Challenge
Lines with "Write the TikZ code for this diagram." and "width=109.5pt,minimum height=56.5pt] (load)" mark the range, both included. Reproduce exactly that stretch, without pictures.

Information supplied

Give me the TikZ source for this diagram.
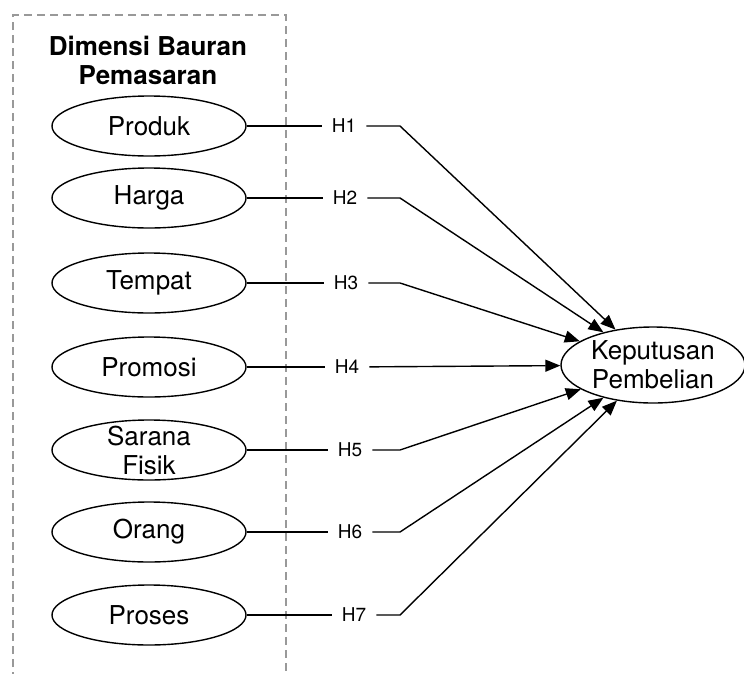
\documentclass[tikz,border=0pt]{standalone}
\usepackage{fontspec}
\setmainfont{TeX Gyre Heros}
\usepackage{tikz}
\usetikzlibrary{positioning}
\usetikzlibrary{arrows.meta}
\usetikzlibrary{shapes.geometric}

\begin{document}
\begin{tikzpicture}[x=1pt, y=-1pt]
        \tikzstyle{dimensi}=[ellipse, draw=black, line width=1.4pt, minimum width=194pt,
            minimum height=60pt, inner sep=0pt]
        \tikzstyle{teks}=[align=center, inner sep=0pt, font=\fontsize{26}{29}\selectfont]
        \tikzstyle{hyp}=[inner xsep=10pt, inner ysep=0pt, font=\fontsize{19}{20}\selectfont]
        \tikzstyle{garis}=[line width=1.4pt]
        \tikzstyle{panah}=[garis, -{Triangle[length=15pt, width=12pt]}]

            \useasboundingbox (0,0) rectangle (744,673);

            % kotak dimensi (terpotong di bawah)
            \draw[gray!80, line width=1.2pt, dash pattern=on 8pt off 5pt]
            (13,680) -- (13,15) -- (286,15) -- (286,680);

            \node[teks, font=\bfseries\fontsize{26}{29}\selectfont] (judul)
            at (148,60) {Dimensi Bauran\\Pemasaran};

            \node[ellipse, draw=black, line width=1.4pt, minimum width=184pt,
            minimum height=76pt, inner sep=0pt] (kp) at (653,365) {};
            \node[teks] (tkp) at (kp) {Keputusan\\Pembelian};

            \foreach \t/\nama/\y/\hx in {1/Produk/126/344, 2/Harga/198/345,
                3/Tempat/283/346, 4/Promosi/367/347, 5/Sarana\\Fisik/450/350,
                6/Orang/532/350, 7/Proses/615/354}
            {
                \node[dimensi] (d\t) at (149,\y) {};
                \node[teks] (t\t) at (d\t) {\nama};
                \node[hyp] (h\t) at (\hx,\y) {H\t};
                \coordinate (b\t) at (400,\y);
                \draw[garis] (d\t) -- (h\t);
            }

            \foreach \t in {1, 2, 3, 5, 6, 7}
            {
                \draw[panah] (h\t) -- (b\t) -- (kp);
            }
            \draw[panah] (h4) -- (kp);
    \end{tikzpicture}
\end{document}
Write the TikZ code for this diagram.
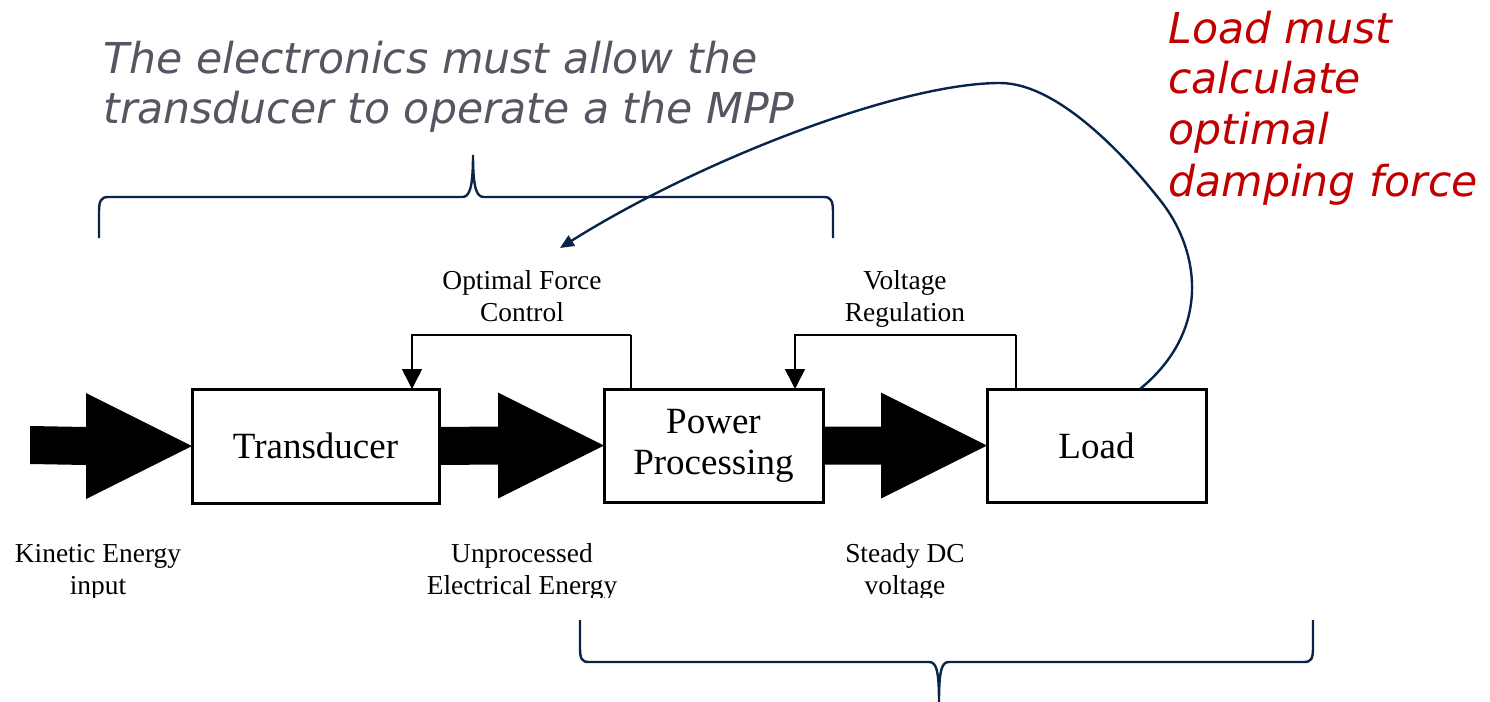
\documentclass[tikz,border=0pt]{standalone}
\usepackage{fontspec}
\setmainfont{Liberation Serif}
\newfontfamily\dvfont{DejaVu Sans}[ItalicFont={DejaVu Sans Oblique}]
\usetikzlibrary{arrows.meta,calc}
\definecolor{navy}{RGB}{8,36,72}
\definecolor{grayt}{RGB}{84,87,98}
\definecolor{redt}{RGB}{192,0,0}
\newcommand\blkarrow[2]{\fill ($(#1)+(0,-19)$) -- ($(#2)+(-106,-19)$) -- ($(#2)+(-106,-53)$) -- (#2) -- ($(#2)+(-106,53)$) -- ($(#2)+(-106,19)$) -- ($(#1)+(0,19)$) -- cycle;}
\begin{document}
\begin{tikzpicture}[x=0.5pt,y=-0.5pt,
  box/.style={draw=black,line width=1.5pt,fill=white,inner sep=0pt,outer sep=0pt,font=\fontsize{18.5}{20.5}\selectfont,align=center},
  lbl/.style={font=\fontsize{13.7}{16}\selectfont,inner sep=0pt,anchor=base},
  fb/.style={line width=0.8pt,-{Triangle[length=10pt,width=10pt]}},
  fbup/.style={line width=1.3pt},
  brace/.style={draw=navy,line width=1.2pt},
  note/.style={font=\dvfont\itshape\fontsize{21.3}{25}\selectfont,inner sep=0pt,anchor=base west},
]
\useasboundingbox (0,0) rectangle (1490,702);

% blocks
\node[box,minimum width=123.5pt,minimum height=57pt] (trans) at (315.5,446) {Transducer};
\node[box,minimum width=109.5pt,minimum height=56.5pt] (pp) at (713.5,445.5) {Power\\Processing};
\node[box,minimum width=109.5pt,minimum height=56.5pt] (load) at (1096.5,445.5) {Load};

% block arrows
\coordinate (kin) at (30,445);
\blkarrow{kin}{trans.west}
\blkarrow{trans.east}{pp.west}
\blkarrow{pp.east}{load.west}

% feedback loops
\coordinate (f1s) at ($(pp.north west)+(27,0)$);
\coordinate (f1c) at ($(f1s)+(0,-54)$);
\coordinate (f1e) at ($(trans.north west)+(220,0)$);
\draw[fbup] (f1s) -- (f1c);
\draw[fb] (f1c) -| (f1e);
\coordinate (f2s) at ($(load.north west)+(29,0)$);
\coordinate (f2c) at ($(f2s)+(0,-54)$);
\coordinate (f2e) at ($(pp.north west)+(191,0)$);
\draw[fbup] (f2s) -- (f2c);
\draw[fb] (f2c) -| (f2e);

% labels
\node[lbl] (ofc1) at (522,289) {Optimal Force};
\node[lbl] (ofc2) at (522,321) {Control};
\node[lbl] (vr1) at (905,289) {Voltage};
\node[lbl] (vr2) at (905,321) {Regulation};
\begin{scope}
\clip (0,0) rectangle (1490,597);
\node[lbl] (ke1) at (98,562) {Kinetic Energy};
\node[lbl] (ke2) at (98,594) {input};
\node[lbl] (ue1) at (522,562) {Unprocessed};
\node[lbl] (ue2) at (522,594) {Electrical Energy};
\node[lbl] (sd1) at (905,562) {Steady DC};
\node[lbl] (sd2) at (905,594) {voltage};
\end{scope}

% braces
\draw[brace] (99,238) -- (99,212) .. controls (99,201) and (101,197) .. (108,197) -- (462,197) .. controls (469,197) and (473,190) .. (473,155) .. controls (473,190) and (477,197) .. (484,197) -- (824,197) .. controls (831,197) and (833,201) .. (833,212) -- (833,238);
\draw[brace] (580,620) -- (580,648) .. controls (580,659) and (582,662) .. (589,662) -- (929,662) .. controls (936,662) and (939,669) .. (939,702) .. controls (939,669) and (942,662) .. (949,662) -- (1304,662) .. controls (1311,662) and (1313,659) .. (1313,648) -- (1313,620);

% notes
\node[note,text=grayt] (e1) at (103,73) {The electronics must allow the};
\node[note,text=grayt] (e2) at (103,123) {transducer to operate a the MPP};
\node[note,text=redt] (r1) at (1168,43) {Load must};
\node[note,text=redt] (r2) at (1168,93) {calculate};
\node[note,text=redt] (r3) at (1168,144) {optimal};
\node[note,text=redt] (r4) at (1168,196) {damping force};

% curved arrow from load
\coordinate (ls) at ($(load.north west)+(153,0)$);
\coordinate (tgt) at (560,248);
\draw[navy,line width=1.2pt,-{Triangle[length=7pt,width=6pt]}] (ls) .. controls (1212,330) and (1200,250) .. (1160,200) .. controls (1130,162) and (1060,83) .. (1000,83) .. controls (900,83) and (700,160) .. (tgt);
\end{tikzpicture}
\end{document}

Result for this task
Write the TikZ code for this diagram.
\documentclass[tikz,border=0pt]{standalone}
\usepackage{fontspec}
\setmainfont{Liberation Serif}
\newfontfamily\dvfont{DejaVu Sans}[ItalicFont={DejaVu Sans Oblique}]
\usetikzlibrary{arrows.meta,calc}
\definecolor{navy}{RGB}{8,36,72}
\definecolor{grayt}{RGB}{84,87,98}
\definecolor{redt}{RGB}{192,0,0}
\newcommand\blkarrow[2]{\fill ($(#1)+(0,-19)$) -- ($(#2)+(-106,-19)$) -- ($(#2)+(-106,-53)$) -- (#2) -- ($(#2)+(-106,53)$) -- ($(#2)+(-106,19)$) -- ($(#1)+(0,19)$) -- cycle;}
\begin{document}
\begin{tikzpicture}[x=0.5pt,y=-0.5pt,
  box/.style={draw=black,line width=1.5pt,fill=white,inner sep=0pt,outer sep=0pt,font=\fontsize{18.5}{20.5}\selectfont,align=center},
  lbl/.style={font=\fontsize{13.7}{16}\selectfont,inner sep=0pt,anchor=base},
  fb/.style={line width=0.8pt,-{Triangle[length=10pt,width=10pt]}},
  fbup/.style={line width=1.3pt},
  brace/.style={draw=navy,line width=1.2pt},
  note/.style={font=\dvfont\itshape\fontsize{21.3}{25}\selectfont,inner sep=0pt,anchor=base west},
]
\useasboundingbox (0,0) rectangle (1490,702);

% blocks
\node[box,minimum width=123.5pt,minimum height=57pt] (trans) at (315.5,446) {Transducer};
\node[box,minimum width=109.5pt,minimum height=56.5pt] (pp) at (713.5,445.5) {Power\\Processing};
\node[box,minimum width=109.5pt,minimum height=56.5pt] (load) at (1096.5,445.5) {Load};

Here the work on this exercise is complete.